I hate the USB-C and Thunderbolt docks, they never seem to "just work". I always have to faff.
That and i found the USB-C docks from HP seem to have some weird problem with jumbo frames meaning i could not perform some aspects of my role without my ethernet plugged directly into laptop and not by dock
Any USB and/or Thunderbolt device that has a USB C port should work already. Any Computer that has Thunderbolt 3 support should work already. Windows 10, Mac OS X and Current Linux distros all support Thunderbolt natively. Updating drivers will be easy.
This will roll out faster than anything we have seen so far because there is really nothing that new to implement.
raygdunn (05-03-2019)
If you want a 40 Gbpa cable more than 0.5 meters long, how much are fibre-optic cables going to cost?
And we haven't even got "USB 3.2 20Gbps" with us yet. A stopgap measure? Presumably manufacturers will go straight to USB4 now.
The driver to cope with all these USB 2-4 standards could be huge.. Plenty of scope for bugs no doubt.
I only recently got my USB 3.0 add-on card working 100%, after discovering it required an additional 12V power connector.(Discovered that when I purchased a replacement )

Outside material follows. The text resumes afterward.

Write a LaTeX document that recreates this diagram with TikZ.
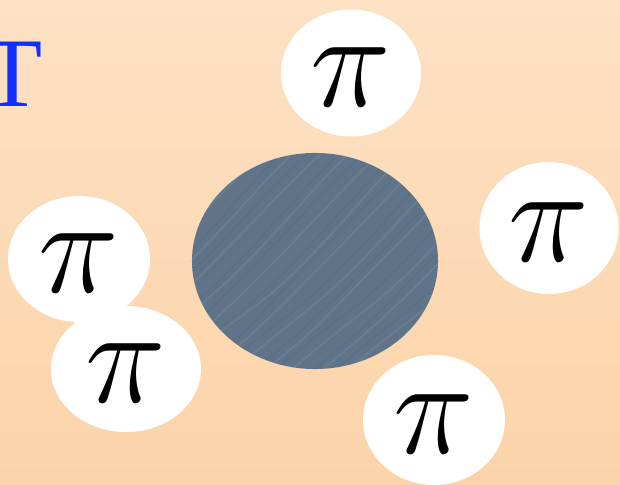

Fibre optics aren't necessary, DAC cables like SFP (10gbps) and QSFP (40gbps) exist to quite reasonable lengths but aren't conveniently sized due to no need for portability.
I implore you to watch this: https://youtu.be/q5xvwPa3r7M
Linus and co got PCIe 3.0 to 3 metres and if we take the GPU as an 8x speed, that's a potential ~60gbps over 3m and the standard isn't even rated past 50cm.
Getting copper over reasonable distances at high bandwidth is not difficult but from what i se on my consultancy, 2m is a good target distance. If you need a 5m+ USB cable, you really need to reconsider the base station location.